作者分析表明,日本旧宪法系采立宪主义原则,立宪主义原则一般被归纳为法治主义、代议制度、责任政治和权力分立四点。在法治主义方面,台湾的司法制度并非完全独立,而且在立法方面殖民地无权选举议员以参与议会立法之权的行使,台湾的立法权实际是在总督手中。在代议制方面,日本议会的代表性仅及于本土,而台湾及其他殖民地中既无独立的议会,日本的议会也不能依选举产生其代表。在责任政治方面,由于殖民地无代表参与议会,所以追问政府责任可能性之前提就不存在,“而殖民地总督享有广大之行政、立法、司法之权,其不对殖民地人民负责尤不待言”。在分权制衡方面,如前所述,行政、立法、司法大权实际都集中在总督手中,根本没有分权一说。而且台湾总督的专制并不以法制的规范为其界限,在许多情况下甚至是非法律或超法律的,“而此专制政治之绝对性与彻底性,正是台湾殖民地统治制度之基本特质”。作者以许多案例表明,对于涉及殖民地人民的政治及基本权利地位之事项,日本殖民统治者表现出极为坚执顽强的抗拒。所以,从人民应享有的最重要的政治权利方面说,日本统治者并未将台湾人民视为“内地延长”的本土人。
有观点认为,1923年以后,日本殖民者对本岛人施行日本内地的商法,允许其组织现代化的公司,说明其对本岛人经济控制的放松。然而作者的分析表明,真正的原因是此时“日本产业资本之独占既已建立,并已获得对‘土著民’(指本岛人)资金之控制,其对‘土著民’经济活动自由之法的约束,已可开放解禁”。再如,笞刑系对犯人的体罚,为现代刑法思想反对,中国(当然包括台湾)封建法律向有笞刑,说明了法律的落后性。日本自立宪后即废除笞刑,然而,它在台湾却在相当长的一段时间内保持了笞刑,并在1904年1月以律令第一号公布,同年5月1号施行,直到1923年修改法律时,才将此条废止。而诸如笞刑的废止等,容易使人误认为日本的统治已经和缓,但实际并非如此。正如作者所说:“盖‘内地延长’及皇民化运动,强制改汉人姓氏为‘和’(日)式,并崇拜天照大神,消除本岛人对于所隶民族之归属感(identity)及效忠,乃为更高度的民族压迫。”

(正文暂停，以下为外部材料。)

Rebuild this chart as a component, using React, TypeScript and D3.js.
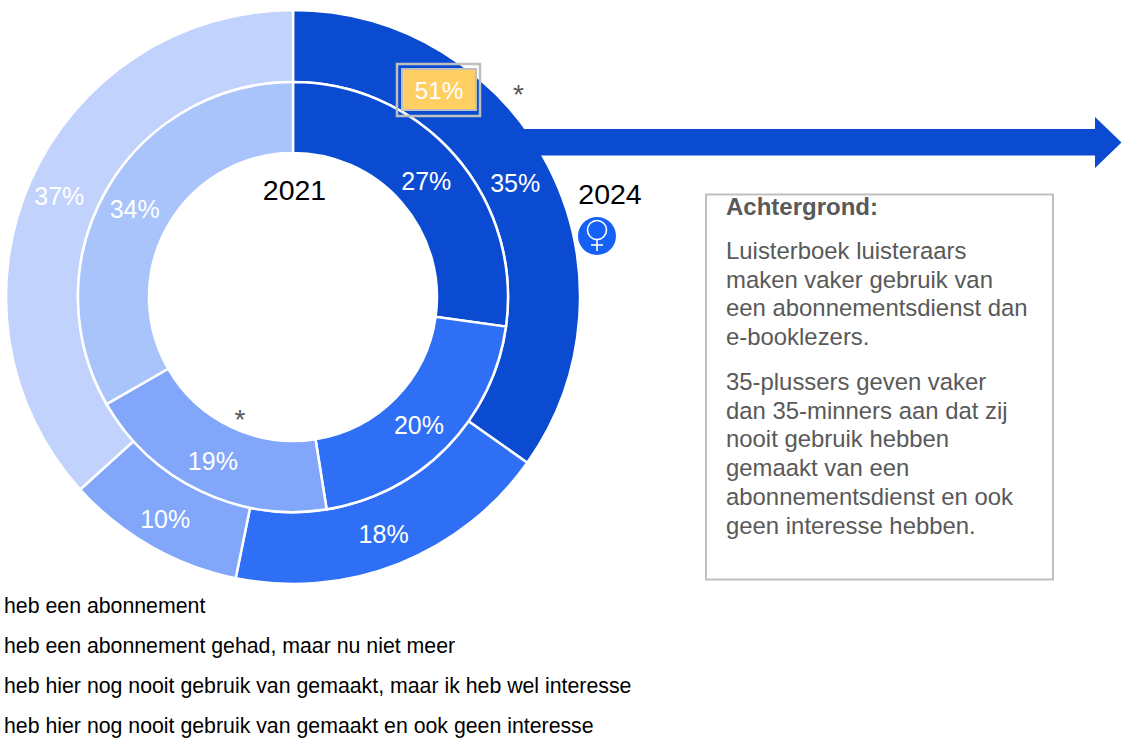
import React from "react";
import * as d3 from "d3";

const width = 1127;
const height = 742;
const categories = [
  "heb een abonnement",
  "heb een abonnement gehad, maar nu niet meer",
  "heb hier nog nooit gebruik van gemaakt, maar ik heb wel interesse",
  "heb hier nog nooit gebruik van gemaakt en ook geen interesse",
];
const values2024 = [34.8, 18.4, 10.1, 36.7];
const labels2024 = ["35%", "18%", "10%", "37%"];
const values2021 = [27.2, 20.3, 19.2, 33.3];
const labels2021 = ["27%", "20%", "19%", "34%"];
const colors2024 = ["#0A4BD2", "#2E6FF5", "#82A7FA", "#C1D3FC"];
const colors2021 = ["#0A4BD2", "#2E6FF5", "#82A7FA", "#A9C4FB"];
const heading = "Achtergrond:";
const para1 = ["Luisterboek luisteraars", "maken vaker gebruik van", "een abonnementsdienst dan", "e-booklezers."];
const para2 = ["35-plussers geven vaker", "dan 35-minners aan dat zij", "nooit gebruik hebben", "gemaakt van een", "abonnementsdienst en ook", "geen interesse hebben."];

const FONT = "'Liberation Sans', Arial, sans-serif";
const cx = 293;
const cy = 297;
const pie = d3.pie<number>().sort(null).value((d) => d);

function Ring({ values, labels, colors, inner, outer, labelR }: { values: number[]; labels: string[]; colors: string[]; inner: number; outer: number; labelR: number }) {
  const arc = d3.arc<d3.PieArcDatum<number>>().innerRadius(inner).outerRadius(outer);
  const labelArc = d3.arc<d3.PieArcDatum<number>>().innerRadius(labelR).outerRadius(labelR);
  const arcs = pie(values);
  return (
    <g>
      {arcs.map((a, i) => (
        <path key={i} d={arc(a) || ""} fill={colors[i]} stroke="#fff" strokeWidth={2.5} />
      ))}
      {arcs.map((a, i) => {
        const [x, y] = labelArc.centroid(a);
        return (
          <text key={i} x={x - 2.5} y={y} dy="0.44em" textAnchor="middle" fill="#fff" fontSize={25}>
            {labels[i]}
          </text>
        );
      })}
    </g>
  );
}

export default function App() {
  return (
    <svg width={width} height={height} viewBox={`0 0 ${width} ${height}`} fontFamily={FONT} style={{ position: "absolute", left: 0, top: 0, display: "block" }}>
      <rect width={width} height={height} fill="#fff" />
      <g transform={`translate(${cx},${cy})`}>
        <Ring values={values2024} labels={labels2024} colors={colors2024} inner={215} outer={287} labelR={253} />
        <Ring values={values2021} labels={labels2021} colors={colors2021} inner={144} outer={215} labelR={180} />
      </g>
      <path d="M523,129 H1095 V117 L1121.5,142.5 L1095,168 V155.5 H540 Z" fill="#0A4BD2" />
      <text x={294.5} y={200} textAnchor="middle" fontSize={28.5} fill="#000">2021</text>
      <text x={610} y={204} textAnchor="middle" fontSize={28.5} fill="#000">2024</text>
      <text x={518.5} y={104} textAnchor="middle" fontSize={28} fill="#595959">*</text>
      <text x={240} y={429} textAnchor="middle" fontSize={28} fill="#595959">*</text>
      <rect x={397} y={64} width={83} height={52} fill="none" stroke="#BFBFBF" strokeWidth={2.5} />
      <rect x={402} y={69} width={74} height={41} fill="#FFCF63" stroke="#BFBFBF" strokeWidth={2} />
      <text x={439} y={99} textAnchor="middle" fontSize={24.3} fill="#fff">51%</text>
      <circle cx={597} cy={236} r={19} fill="#1560F5" />
      <g fill="none" stroke="#fff" strokeWidth={1.6}>
        <circle cx={597} cy={230} r={9.5} />
        <line x1={597} y1={239.5} x2={597} y2={251} />
        <line x1={591} y1={245} x2={603} y2={245} />
      </g>
      <rect x={706} y={194.5} width={347} height={385} fill="#fff" stroke="#BFBFBF" strokeWidth={2} />
      <text x={726} y={215} fontSize={24} fontWeight="bold" fill="#595959">{heading}</text>
      {para1.map((t, i) => (
        <text key={t} x={726} y={259 + i * 28.7} fontSize={23.9} fill="#595959">{t}</text>
      ))}
      {para2.map((t, i) => (
        <text key={t} x={726} y={390 + i * 28.7} fontSize={23.9} fill="#595959">{t}</text>
      ))}
      {categories.map((t, i) => (
        <text key={t} x={4} y={613 + i * 40} fontSize={21.3} fill="#000">{t}</text>
      ))}
    </svg>
  );
}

总之,作者以深入细致的法理和案例分析表明,殖民者所标榜的“内地延长主义”“内台共婚”及徒具虚名的“地方自治”,企图让殖民地人民以为他们将可逐步获得与日本本土人民平等的待遇,以缓和殖民地人民的反抗。但是,“纵在其以敕令‘施行’其本国法之范围,遇有对殖民地人民基本权利承认其地位之规定,均在排除之列;而刑事法制仍继续适用律令立法,并维持其威压、民族歧视主义之法制”。殖民地人民的基本地位并未因此得到实质上的改善,相反,“由所谓‘内地’延长主义,以及所代表的同化主义(从属的同化主义)的强化,毋宁显示了殖民地统治者采取了更‘深文周纳’的殖民政策,殖民地人民所受到的政治压迫与凌虐,也未因进入新的时期而有实质上的改善”。而“皇民化”运动,正是这种“同化”(却又不同权)主义合乎逻辑的发展,亦为其实质。日本在台湾的统治,无论前期后期,无论从军令、律令还是敕令上看,都是严酷的殖民统治。